Главное же состоит в том, что Станиславский предлагает теперь актерам в своей партитуре не подробные; заранее разработанные мизансцены режиссера-диктатора, но такие же действенные задачи, которые ставил он перед актерами в «Бронепоезде», в «Женитьбе Фигаро», в «Унтиловске». Он лаконично описывает суматоху первой сцены, самый рисунок ее, но точно определяет «физическую задачу для народа» («со всеми предосторожностями рассмотреть и понять причины шума») и «физическую задачу для Родриго, Яго и гондольера» («побольше нашуметь, напугать, чтоб обратить на себя внимание»); Дездемона должна искать платок, и это сделать своей задачей в знаменитой сцене. Указывает: «При правильном физическом действии переживание родится само собой». Он верит в актеров, в их самостоятельность, поэтому иногда неожиданно пишет: «Пауза (гастрольная). Потом… что выйдет, что бог пошлет. Пусть артист даст полную волю своему чувству».
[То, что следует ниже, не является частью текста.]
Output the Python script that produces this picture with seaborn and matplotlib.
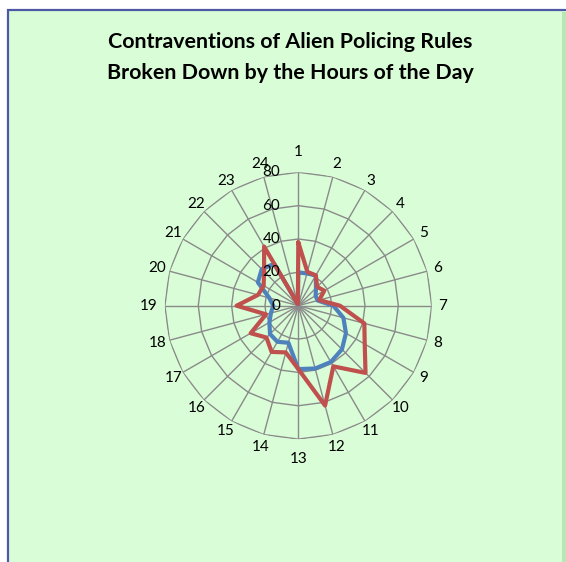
import numpy as np
import pandas as pd
import matplotlib
matplotlib.use("Agg")
import matplotlib.pyplot as plt
from matplotlib.patches import Rectangle
import seaborn as sns

# Data (values per hour of the day)
hours = [str(h) for h in range(1, 25)]
series_blue = [20, 20, 21, 15, 12, 12, 21, 28, 33, 37, 39, 39,
               38, 23, 25, 24, 20, 17, 15, 18, 28, 31, 29, 1]
series_red = [38, 21, 21, 16, 18, 13, 25, 41, 46, 57, 42, 62,
              38, 29, 32, 27, 33, 20, 37, 25, 24, 29, 41, 1]
radial_ticks = [0, 20, 40, 60, 80]
title_lines = ["Contraventions of Alien Policing Rules",
               "Broken Down by the Hours of the Day"]

BG = "#d9fdd6"
BORDER = "#4c5aa6"
GRID = "#8a8a8a"
BLUE = "#4f81bd"
RED = "#c0504d"

sns.set_style("white")
plt.rcParams["font.family"] = ["Lato", "DejaVu Sans"]
plt.rcParams["text.color"] = "black"

W, H = 566, 562
fig = plt.figure(figsize=(W / 100, H / 100), dpi=100)
fig.patch.set_facecolor("white")

# chart area panel (green with blue border on top / left)
fig.patches.append(Rectangle((8 / W, -0.05), 1.1, 1 - 10 / H + 0.05,
                             transform=fig.transFigure, facecolor=BG,
                             edgecolor=BORDER, lw=1.6, zorder=-10))
fig.patches.append(Rectangle((562 / W, 0), 4 / W, 1 - 11.5 / H,
                             transform=fig.transFigure, facecolor="#b9e6b6",
                             edgecolor="none", zorder=-9))

# title
fig.text(290 / W, 1 - 48.3 / H, title_lines[0], ha="center", va="baseline",
         fontsize=15.4, fontweight="bold", color="black")
fig.text(290 / W, 1 - 79.3 / H, title_lines[1], ha="center", va="baseline",
         fontsize=15.4, fontweight="bold", color="black")

# polar axes placed so the plot centre / radius match the reference
cx, cy, R = 298.3, 305.7, 133.4
ax = fig.add_axes([(cx - R) / W, (H - cy - R) / H, 2 * R / W, 2 * R / H],
                  projection="polar")
ax.set_theta_zero_location("N")
ax.set_theta_direction(-1)
ax.set_ylim(0, 80)
ax.patch.set_alpha(0)
ax.spines["polar"].set_visible(False)
ax.grid(False)
ax.set_xticks([])
ax.set_yticks([])

n = len(hours)
theta = np.arange(n) * 2 * np.pi / n
theta_closed = np.append(theta, 2 * np.pi)

# polygon gridlines and spokes
for r in radial_ticks[1:]:
    ax.plot(theta_closed, [r] * (n + 1), color=GRID, lw=1.0, zorder=1)
for t in theta:
    ax.plot([t, t], [0, 80], color=GRID, lw=1.0, zorder=1)

# data series
df = pd.DataFrame({
    "theta": np.concatenate([theta_closed, theta_closed]),
    "value": series_blue + series_blue[:1] + series_red + series_red[:1],
    "series": ["Series1"] * (n + 1) + ["Series2"] * (n + 1),
})
sns.lineplot(data=df, x="theta", y="value", hue="series",
             hue_order=["Series1", "Series2"], palette=[BLUE, RED],
             sort=False, estimator=None, legend=False, lw=3.0, ax=ax,
             zorder=3)
ax.set_xlabel("")
ax.set_ylabel("")

# hour labels around the outside
for t, lab in zip(theta, hours):
    s, c = np.sin(t), np.cos(t)
    d = 11 + 9 * abs(c) ** 40 + 5 * (len(lab) - 1) * abs(s) ** 40
    ax.annotate(lab, xy=(t, 80), xytext=(d * s, d * c),
                textcoords="offset pixels", ha="center", va="center",
                fontsize=11, annotation_clip=False, color="black")

# radial value labels along the top spoke
for r in radial_ticks:
    ax.annotate(str(r), xy=(0, r), xytext=(-18, 0),
                textcoords="offset pixels", ha="right", va="center",
                fontsize=11, annotation_clip=False, zorder=4, color="black")

fig.savefig("out.png", dpi=100)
Леонидов в 1930 году приезжает в Ниццу — работает над ролью со Станиславским. Вернувшись в Москву, на некоторых репетициях потрясает партнеров и немногих зрителей такой великой правдой и силой чувств своего Отелло, что в зале возникает имя Сальвини. Но спектакль делается не Станиславским — по партитуре Станиславского. По эскизам Головина, который болен, не может приехать в Москву, поручает другим осуществление своих золотистых, дымчато-голубых эскизов. Режиссер спектакля Судаков неутомимо энергичен в репетициях, но он лишь исполняет, «калькирует» замысел Станиславского, не умея заразить актеров силой и правдой. Спектакль растянуто-тяжел и, как «Каин», попросту скучен. Его жизнь — десять вечеров.
Будущему остаются партитура Станиславского, эскизы Головина. О премьере в Ниццу сообщают невесело, и автор партитуры справедливо волнуется: «Я в ужасе! Зачем же ставить в таком виде „Отелло“?! При чем тут я и мои мизансцены?.. Краснею за себя, когда думаю об этом. Нельзя ли сделать так, чтоб меня незаметно снять с афиши?»
Станиславский возвращается в Москву осенью 1930 года, — возвращается в Леонтьевский переулок, к пышущей жаром голландской печи, к натертому паркету, широкой деревянной лестнице, к заботам Рипси и всех домашних, которые следят, чтобы в кабинете не было сквозняков, чтобы к обеду чаще бывали любимые блюда Константина Сергеевича — кулебяка с капустой, кислые щи с грибами. Чемоданы и кофры складываются за шкафы — до следующих поездок в Ниццу, в Барвиху, в Баденвейлер.
На курортах он пьет воды и бережется солнца, посылает в театр письма, состоящие из множества пунктов, передает Рипсимэ Карповне тетради рукописи о «системе», которые она преданно перепечатывает. Рукописи множатся, дополняются чертежами, похожими на родословное древо, на листы из анатомического атласа: бесчисленные сценические действия, «приспособления» должны питать образ, сливаться в единой, общей «сверхзадаче».
Как всегда, пишет везде — на балконе, на садовых скамейках, в промежутках между лечебными процедурами. К обеду собирается семья, которой редко доводится бывать вместе: Кира с Килялей, растущей в Париже, Игорь с женой, Александрой Михайловной, дочерью Михаила Львовича Толстого (разговаривая с ней впервые по телефону, Константин Сергеевич сделал деликатное замечание: «Дикцию нужно выправить»), Константин Сергеевич и Мария Петровна — истинные главы большой семьи разных поколений, о которых оба они так пекутся.